The simple reality is the British state cannot afford to keep paying massive household energy subsidies indefinitely.

If the British Government goes bankrupt, attempting to paper over the cracks in their energy policy until the bitter end, everyone loses their benefits and subsidies. Either the money stops being paid, or the British Pound is devalued so savagely by the resulting economic crisis, the benefit payments might as well be toilet paper for all the good they do to the recipients.

Arguably the toilet paper currency collapse scenario is already in progress. British energy prices keep rising, because the value of the British pound is plummeting vs the cost of imported energy.

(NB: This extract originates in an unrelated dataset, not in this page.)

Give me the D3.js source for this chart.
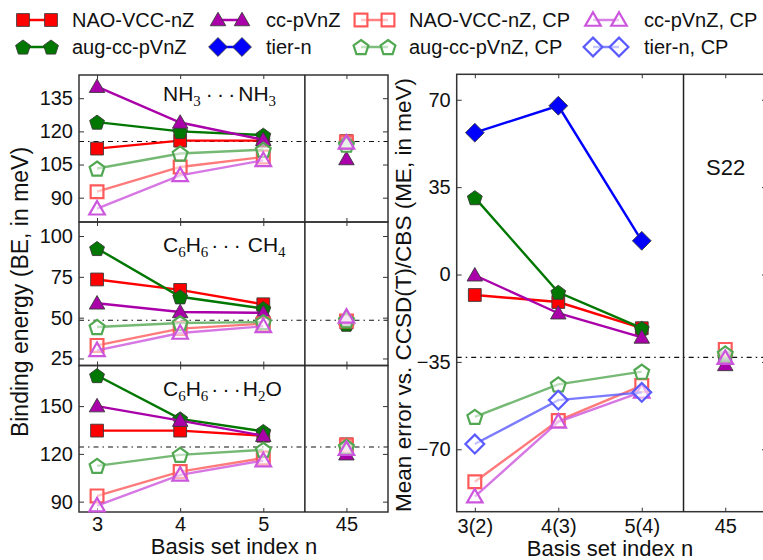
<!DOCTYPE html>
<html><head><meta charset="utf-8">
<script src="https://cdn.jsdelivr.net/npm/d3@7"></script>
<style>body{margin:0;background:#fff}</style>
</head><body><svg id="c" width="763" height="560"></svg>
<script>
// ---------------- data ----------------
const leftCategories = ["3", "4", "5", "45"];
const rightCategories = ["3(2)", "4(3)", "5(4)", "45"];
const seriesNames = ["NAO-VCC-nZ", "aug-cc-pVnZ", "cc-pVnZ", "tier-n",
  "NAO-VCC-nZ, CP", "aug-cc-pVnZ, CP", "cc-pVnZ, CP", "tier-n, CP"];

// NH3···NH3 binding energies (meV)
const nh3Nao    = [112.2, 115.8, 115.8, 115.6];
const nh3Aug    = [124.2, 120.0, 118.3, 115.0];
const nh3Cc     = [140.2, 124.0, 116.2, 107.5];
const nh3NaoCP  = [92.7, 103.9, 108.4, 115.2];
const nh3AugCP  = [103.2, 110.0, 111.7, 114.0];
const nh3CcCP   = [85.0, 100.1, 106.9, 114.8];
const nh3Ref = 115.4;
const nh3Ticks = [90, 105, 120, 135];

// C6H6···CH4
const ch4Nao    = [73.4, 67.0, 58.2, 47.0];
const ch4Aug    = [92.4, 62.8, 55.6, 46.0];
const ch4Cc     = [58.8, 53.5, 53.0, 49.0];
const ch4NaoCP  = [33.0, 43.3, 46.3, 48.0];
const ch4AugCP  = [44.3, 46.7, 47.3, 48.5];
const ch4CcCP   = [30.0, 40.6, 44.7, 50.5];
const ch4Ref = 48.4;
const ch4Ticks = [25, 50, 75, 100];

// C6H6···H2O
const h2oNao    = [134.6, 134.6, 131.4, 126.0];
const h2oAug    = [169.2, 142.0, 134.1, 124.0];
const h2oCc     = [150.0, 140.9, 131.4, 119.8];
const h2oNaoCP  = [93.6, 108.9, 117.4, 125.5];
const h2oAugCP  = [112.5, 119.4, 122.6, 124.5];
const h2oCcCP   = [87.5, 106.8, 115.8, 123.0];
const h2oRef = 124.3;
const h2oTicks = [90, 120, 150];

// S22 mean errors (meV)
const s22Nao    = [-8.2, -11.0, -21.5, -33.5];
const s22Aug    = [30.8, -7.1, -21.5, -33.0];
const s22Cc     = [-0.3, -15.5, -25.2, -36.2];
const s22Tier   = [56.8, 67.6, 13.5, null];
const s22NaoCP  = [-83.0, -58.5, -44.5, -30.0];
const s22AugCP  = [-57.0, -44.0, -38.9, -31.6];
const s22CcCP   = [-89.0, -59.0, -47.0, -33.5];
const s22TierCP = [-67.9, -50.3, -47.2, null];
const s22Ref = -33.2;
const s22Ticks = [-70, -35, 0, 35, 70];

// ---------------- styles ----------------
const FONT = '"Liberation Sans", Arial, Helvetica, sans-serif';
const SERIF = '"Liberation Serif", "DejaVu Serif", serif';
const styles = {
  "NAO-VCC-nZ":       {color: "#ff0000", sym: "square",   open: false},
  "aug-cc-pVnZ":      {color: "#007700", sym: "pentagon", open: false},
  "cc-pVnZ":          {color: "#aa00aa", sym: "triangle", open: false},
  "tier-n":           {color: "#0000ff", sym: "diamond",  open: false},
  "NAO-VCC-nZ, CP":   {color: "#ff5a5a", sym: "square",   open: true},
  "aug-cc-pVnZ, CP":  {color: "#52a852", sym: "pentagon", open: true},
  "cc-pVnZ, CP":      {color: "#cc55dd", sym: "triangle", open: true},
  "tier-n, CP":       {color: "#5a5aff", sym: "diamond",  open: true}
};

function symPath(type) {
  const p = d3.path();
  if (type === "square") {
    const h = 6.4; p.rect(-h, -h, 2 * h, 2 * h);
  } else if (type === "triangle") {
    const w = 15.5, h = 13.5;
    p.moveTo(0, -h / 2 - 1); p.lineTo(w / 2, h / 2 - 1); p.lineTo(-w / 2, h / 2 - 1); p.closePath();
  } else if (type === "pentagon") {
    const r = 7.8;
    for (let k = 0; k < 5; k++) {
      const a = -Math.PI / 2 + k * 2 * Math.PI / 5;
      const px = r * Math.cos(a), py = r * Math.sin(a) + 0.8;
      if (k === 0) p.moveTo(px, py); else p.lineTo(px, py);
    }
    p.closePath();
  } else if (type === "diamond") {
    const h = 9.4;
    p.moveTo(0, -h); p.lineTo(h, 0); p.lineTo(0, h); p.lineTo(-h, 0); p.closePath();
  }
  return p.toString();
}

function drawMarker(g, name, x, y) {
  const st = styles[name];
  const m = g.append("path").attr("d", symPath(st.sym)).attr("transform", `translate(${x},${y})`);
  if (st.open) {
    m.attr("fill", "#fff").attr("fill-opacity", 0.55).attr("stroke", st.color).attr("stroke-width", 2.2);
  } else {
    m.attr("fill", st.color).attr("stroke", "#3a3a3a").attr("stroke-width", 0.9);
  }
}

const svg = d3.select("#c");

// ---------------- legend ----------------
const legendRows = [
  ["NAO-VCC-nZ", "cc-pVnZ", "NAO-VCC-nZ, CP", "cc-pVnZ, CP"],
  ["aug-cc-pVnZ", "tier-n", "aug-cc-pVnZ, CP", "tier-n, CP"]
];
const legM1 = [23, 218, 361, 593];
const legM2 = [51, 242, 388, 619];
const legTx = [72, 266, 409, 644];
const legY = [20, 47];
const lg = svg.append("g");
legendRows.forEach((row, r) => {
  row.forEach((name, c) => {
    const st = styles[name];
    lg.append("line").attr("x1", legM1[c]).attr("x2", legM2[c]).attr("y1", legY[r]).attr("y2", legY[r])
      .attr("stroke", st.color).attr("stroke-width", 2.5).attr("stroke-opacity", st.open ? 0.75 : 1);
    drawMarker(lg, name, legM1[c], legY[r]);
    drawMarker(lg, name, legM2[c], legY[r]);
    lg.append("text").attr("x", legTx[c]).attr("y", legY[r] + 7).attr("font-family", FONT)
      .attr("font-size", 20).attr("fill", "#111").text(name);
  });
});

// ---------------- panels ----------------
const L0 = 79, L1 = 388, R0 = 456.7, R1 = 767;
const DOTS = "\u00B7\u2009\u00B7\u2009\u00B7";
const panels = [
  {x0: L0, x1: L1, y0: 75, y1: 222, domain: [79, 145.5], ticks: nh3Ticks, cats: leftCategories, ref: nh3Ref,
   series: {"NAO-VCC-nZ": nh3Nao, "aug-cc-pVnZ": nh3Aug, "cc-pVnZ": nh3Cc,
            "NAO-VCC-nZ, CP": nh3NaoCP, "aug-cc-pVnZ, CP": nh3AugCP, "cc-pVnZ, CP": nh3CcCP},
   label: [["NH", 0, 0], ["3", 1, 0], [DOTS, 0, 5], ["NH", 0, 3], ["3", 1, 0]], labelX: 163, labelY: 101, showX: false},
  {x0: L0, x1: L1, y0: 222, y1: 365.5, domain: [20.7, 108.6], ticks: ch4Ticks, cats: leftCategories, ref: ch4Ref,
   series: {"NAO-VCC-nZ": ch4Nao, "aug-cc-pVnZ": ch4Aug, "cc-pVnZ": ch4Cc,
            "NAO-VCC-nZ, CP": ch4NaoCP, "aug-cc-pVnZ, CP": ch4AugCP, "cc-pVnZ, CP": ch4CcCP},
   label: [["C", 0, 0], ["6", 1, 0], ["H", 0, 0], ["6", 1, 0], [DOTS, 0, 3], ["CH", 0, 7], ["4", 1, 0]], labelX: 163, labelY: 252, showX: false},
  {x0: L0, x1: L1, y0: 365.5, y1: 512, domain: [83.5, 175.5], ticks: h2oTicks, cats: leftCategories, ref: h2oRef,
   series: {"NAO-VCC-nZ": h2oNao, "aug-cc-pVnZ": h2oAug, "cc-pVnZ": h2oCc,
            "NAO-VCC-nZ, CP": h2oNaoCP, "aug-cc-pVnZ, CP": h2oAugCP, "cc-pVnZ, CP": h2oCcCP},
   label: [["C", 0, 0], ["6", 1, 0], ["H", 0, 0], ["6", 1, 0], [DOTS, 0, 3], ["H", 0, 2], ["2", 1, 0], ["O", 0, 0]], labelX: 163, labelY: 396, showX: true, xlabBase: 531},
  {x0: R0, x1: R1, y0: 74.3, y1: 511.7, domain: [-95.0, 80.2], ticks: s22Ticks, cats: rightCategories, ref: s22Ref,
   series: {"NAO-VCC-nZ": s22Nao, "aug-cc-pVnZ": s22Aug, "cc-pVnZ": s22Cc, "tier-n": s22Tier,
            "NAO-VCC-nZ, CP": s22NaoCP, "aug-cc-pVnZ, CP": s22AugCP, "cc-pVnZ, CP": s22CcCP, "tier-n, CP": s22TierCP},
   label: [["S22", 0, 0]], labelX: 706, labelY: 175, labelSize: 22, showX: true, xlabBase: 533}
];

panels.forEach(P => {
  const g = svg.append("g");
  const x = d3.scaleLinear().domain([-0.217, 3.5]).range([P.x0, P.x1]);
  const y = d3.scaleLinear().domain(P.domain).range([P.y1, P.y0]);

  // reference dash-dot line
  g.append("line").attr("x1", P.x0).attr("x2", Math.min(P.x1, 763)).attr("y1", y(P.ref)).attr("y2", y(P.ref))
    .attr("stroke", "#111").attr("stroke-width", 1.1).attr("stroke-dasharray", "5,4,1.5,4");

  // axes (inside ticks)
  const ya = g.append("g").attr("transform", `translate(${P.x0},0)`)
    .call(d3.axisLeft(y).tickValues(P.ticks).tickSize(-5).tickPadding(6));
  const yr = g.append("g").attr("transform", `translate(${P.x1},0)`)
    .call(d3.axisRight(y).tickValues(P.ticks).tickSize(-5).tickFormat(""));
  const xb = g.append("g").attr("transform", `translate(0,${P.y1})`)
    .call(d3.axisBottom(x).tickValues([0, 1, 2, 3]).tickSize(-4).tickPadding(5)
      .tickFormat(i => P.showX ? P.cats[i] : ""));
  const xt = g.append("g").attr("transform", `translate(0,${P.y0})`)
    .call(d3.axisTop(x).tickValues([0, 1, 2, 3]).tickSize(-4).tickFormat(""));
  [ya, yr, xb, xt].forEach(a => {
    a.select(".domain").remove();
    a.selectAll("line").attr("stroke", "#333").attr("stroke-width", 1);
    a.selectAll("text").attr("font-family", FONT).attr("font-size", 20).attr("fill", "#111");
  });
  if (P.showX) xb.selectAll("text").attr("dy", null).attr("y", P.xlabBase - P.y1);

  // frame and divider
  g.append("rect").attr("x", P.x0).attr("y", P.y0).attr("width", P.x1 - P.x0).attr("height", P.y1 - P.y0)
    .attr("fill", "none").attr("stroke", "#333").attr("stroke-width", 1.5);
  g.append("line").attr("x1", x(2.5)).attr("x2", x(2.5)).attr("y1", P.y0).attr("y2", P.y1)
    .attr("stroke", "#222").attr("stroke-width", 1.5);

  // series
  const line = d3.line().defined(d => d.v != null).x(d => x(d.i)).y(d => y(d.v));
  seriesNames.forEach(name => {
    const vals = P.series[name];
    if (!vals) return;
    const st = styles[name];
    const pts = vals.map((v, i) => ({i, v}));
    g.append("path").datum(pts.slice(0, 3)).attr("d", line).attr("fill", "none")
      .attr("stroke", st.color).attr("stroke-width", 2.4).attr("stroke-opacity", st.open ? 0.8 : 1);
    pts.forEach(d => { if (d.v != null) drawMarker(g, name, x(d.i), y(d.v)); });
  });

  // panel label
  const t = g.append("text").attr("x", P.labelX).attr("y", P.labelY).attr("font-family", FONT)
    .attr("font-size", P.labelSize || 21).attr("fill", "#111");
  let prevSub = false;
  P.label.forEach(([s, sub, dx]) => {
    const ts = t.append("tspan").text(s).attr("dx", dx);
    if (sub) {
      ts.attr("font-family", SERIF).attr("font-size", 15).attr("dy", 5);
    } else {
      ts.attr("dy", prevSub ? -5 : 0);
    }
    prevSub = !!sub;
  });
});

// axis titles
svg.append("text").attr("transform", "translate(28,292) rotate(-90)").attr("text-anchor", "middle")
  .attr("font-family", FONT).attr("font-size", 23).attr("fill", "#111").text("Binding energy (BE, in meV)");
svg.append("text").attr("transform", "translate(411,295) rotate(-90)").attr("text-anchor", "middle")
  .attr("font-family", FONT).attr("font-size", 22.5).attr("fill", "#111").text("Mean error vs. CCSD(T)/CBS (ME, in meV)");
svg.append("text").attr("x", 234).attr("y", 554).attr("text-anchor", "middle")
  .attr("font-family", FONT).attr("font-size", 22).attr("fill", "#111").text("Basis set index n");
svg.append("text").attr("x", 610).attr("y", 556).attr("text-anchor", "middle")
  .attr("font-family", FONT).attr("font-size", 22).attr("fill", "#111").text("Basis set index n");
</script></body></html>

If the TUC had advanced a rational plan, demanded immediate restoration of affordable energy, even if that meant re-opening coal plants and coal mines, and if they accepted that a managed phase down of the subsidy would eventually occur when energy prices returned to normal, I would have supported this position wholeheartedly.

Instead, the TUC are demanding a continuation of the insane Net Zero train ride which created this mess, but with a cushion seat for TUC members. A cushion which will do members no good at all, when the subsidies stop flowing.

The TUC are not part of the solution, they are part of the problem.